Proof: There exists at least one ${\displaystyle p}$-Sylow subgroup by fact (1). Let ${\displaystyle P}$ be a ${\displaystyle p}$-Sylow subgroup. Let ${\displaystyle S}$ be the set of all ${\displaystyle p}$-Sylow subgroups. ${\displaystyle P}$ acts on ${\displaystyle S}$ by conjugation: in other words, given ${\displaystyle g\in P}$ and ${\displaystyle Q\in S}$, we define:

${\displaystyle g\cdot Q=gQg^{-1}}$.

Suppose ${\displaystyle Q\in S}$ and ${\displaystyle Q\neq P}$. Then, the size of the orbit of ${\displaystyle Q}$ under the action of ${\displaystyle P}$ is given by (using fact (2)):

${\displaystyle {\frac {|Q|}{\operatorname {Stab} _{P}(Q)}}}$.
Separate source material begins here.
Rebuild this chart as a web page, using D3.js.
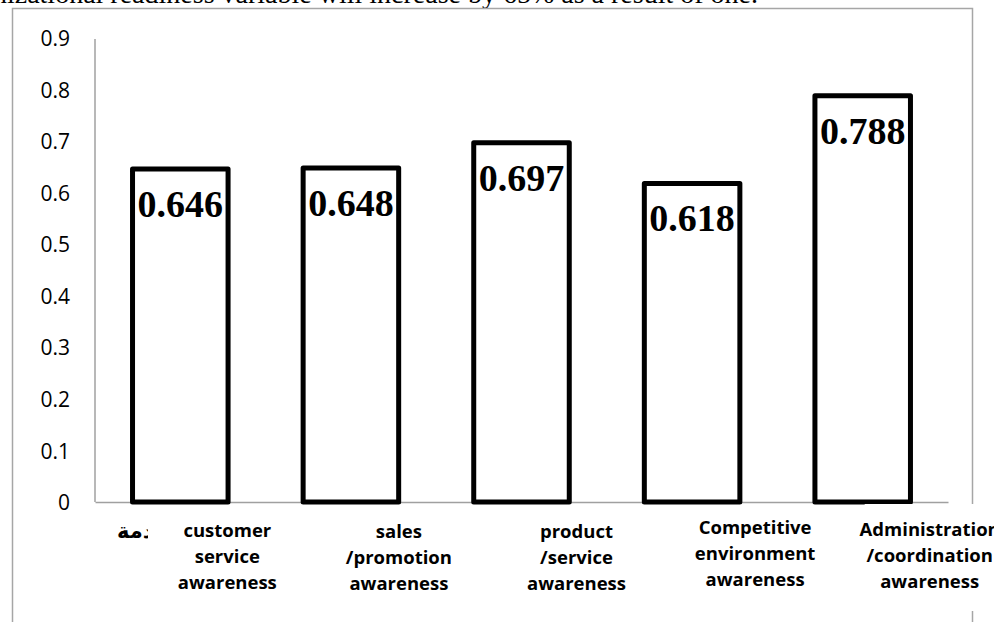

${\displaystyle \operatorname {Stab} _{P}(Q)}$ is the set of those elements of ${\displaystyle P}$ that normalize ${\displaystyle Q}$, and is thus given by ${\displaystyle P\cap N_{G}(Q)}$. By fact (3), this intersection equals ${\displaystyle P\cap Q}$. Hence, its index in ${\displaystyle Q}$, by assumption is a multiple of ${\displaystyle p^{r}}$, and thus, from the above expression, we get that the orbit of ${\displaystyle Q}$ has size equal to a multiple of ${\displaystyle p^{r}}$.

Thus, the orbit of any element in ${\displaystyle S}$ other than ${\displaystyle P}$ has size a multiple of ${\displaystyle p^{r}}$. ${\displaystyle P}$ itself, on the other hand, has an orbit of size one. Thus, the total number of members of ${\displaystyle S}$ is congruent to ${\displaystyle 1}$ modulo ${\displaystyle p^{r}}$.